# START OF Records supplied
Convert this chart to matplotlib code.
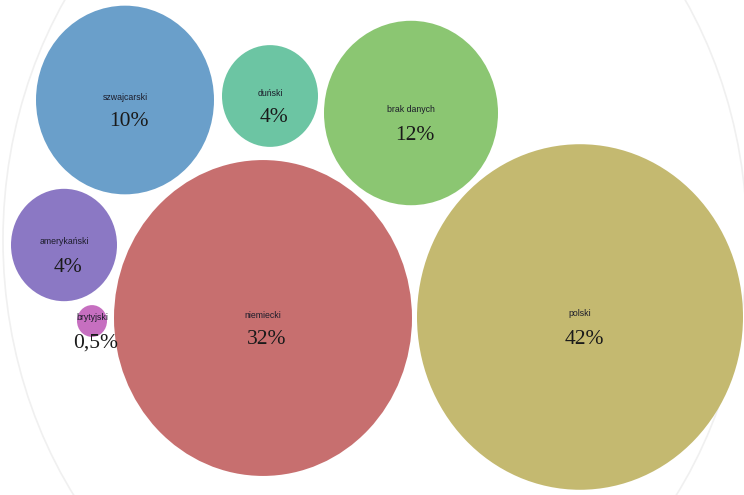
#bubble chart: nationality shares (percent)

import matplotlib
matplotlib.use('Agg')
import matplotlib.pyplot as plt
from matplotlib.patches import Ellipse

names=['szwajcarski','duński','brak danych','amerykański','brytyjski','niemiecki','polski']
values=[10,4,12,4,0.5,32,42]
value_labels=['10%','4%','12%','4%','0,5%','32%','42%']

# layout (pixel coords of centres, horizontal radius)
cx=[125,270,411,64,92,263,580]
cy=[100,96,113,245,321,318,317]
rx=[89,48,87,53,15,149,163]
colors=['#6a9fca','#6cc5a3','#8bc672','#8b78c4','#c66fc0','#c76f6f','#c4b970']
stretch=1.06  #picture is slightly stretched vertically

fig=plt.figure(figsize=(7.44,4.95),dpi=100)
ax=fig.add_axes([0,0,1,1])
ax.set_xlim(0,744)
ax.set_ylim(495,0)
ax.set_aspect('auto')
ax.axis('off')

# faint enclosing circle
ax.add_patch(Ellipse((375,240),2*372,2*435,fill=False,edgecolor='#f0f0f0',lw=1.2,zorder=1))

for crind in range(len(names)):
    ax.add_patch(Ellipse((cx[crind],cy[crind]),2*rx[crind],2*rx[crind]*stretch,
                         facecolor=colors[crind],edgecolor='none',zorder=2))
    ax.text(cx[crind],cy[crind]-3,names[crind],ha='center',va='center',
            fontsize=6.3,family='Liberation Sans',color='#1c1c2a',zorder=3)
    ax.text(cx[crind]+4,cy[crind]+22,value_labels[crind],ha='center',va='center',
            fontsize=15.5,family='Liberation Serif',color='#1a1a1a',zorder=3)

plt.savefig('out.png',dpi=100)
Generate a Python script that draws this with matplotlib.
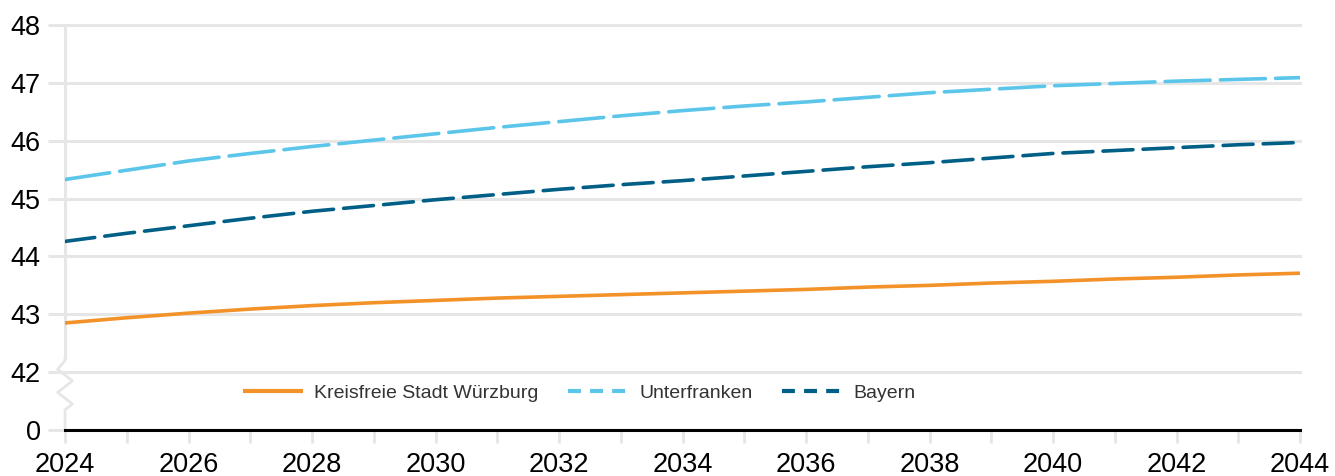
# END OF Records supplied
→ Exercise details
Return to the listing above and set it down exactly, leaving out its pictures.

→ Correct output
Convert this chart to matplotlib code.
#bubble chart: nationality shares (percent)

import matplotlib
matplotlib.use('Agg')
import matplotlib.pyplot as plt
from matplotlib.patches import Ellipse

names=['szwajcarski','duński','brak danych','amerykański','brytyjski','niemiecki','polski']
values=[10,4,12,4,0.5,32,42]
value_labels=['10%','4%','12%','4%','0,5%','32%','42%']

# layout (pixel coords of centres, horizontal radius)
cx=[125,270,411,64,92,263,580]
cy=[100,96,113,245,321,318,317]
rx=[89,48,87,53,15,149,163]
colors=['#6a9fca','#6cc5a3','#8bc672','#8b78c4','#c66fc0','#c76f6f','#c4b970']
stretch=1.06  #picture is slightly stretched vertically

fig=plt.figure(figsize=(7.44,4.95),dpi=100)
ax=fig.add_axes([0,0,1,1])
ax.set_xlim(0,744)
ax.set_ylim(495,0)
ax.set_aspect('auto')
ax.axis('off')

# faint enclosing circle
ax.add_patch(Ellipse((375,240),2*372,2*435,fill=False,edgecolor='#f0f0f0',lw=1.2,zorder=1))

for crind in range(len(names)):
    ax.add_patch(Ellipse((cx[crind],cy[crind]),2*rx[crind],2*rx[crind]*stretch,
                         facecolor=colors[crind],edgecolor='none',zorder=2))
    ax.text(cx[crind],cy[crind]-3,names[crind],ha='center',va='center',
            fontsize=6.3,family='Liberation Sans',color='#1c1c2a',zorder=3)
    ax.text(cx[crind]+4,cy[crind]+22,value_labels[crind],ha='center',va='center',
            fontsize=15.5,family='Liberation Serif',color='#1a1a1a',zorder=3)

plt.savefig('out.png',dpi=100)
Generate a Python script that draws this with matplotlib.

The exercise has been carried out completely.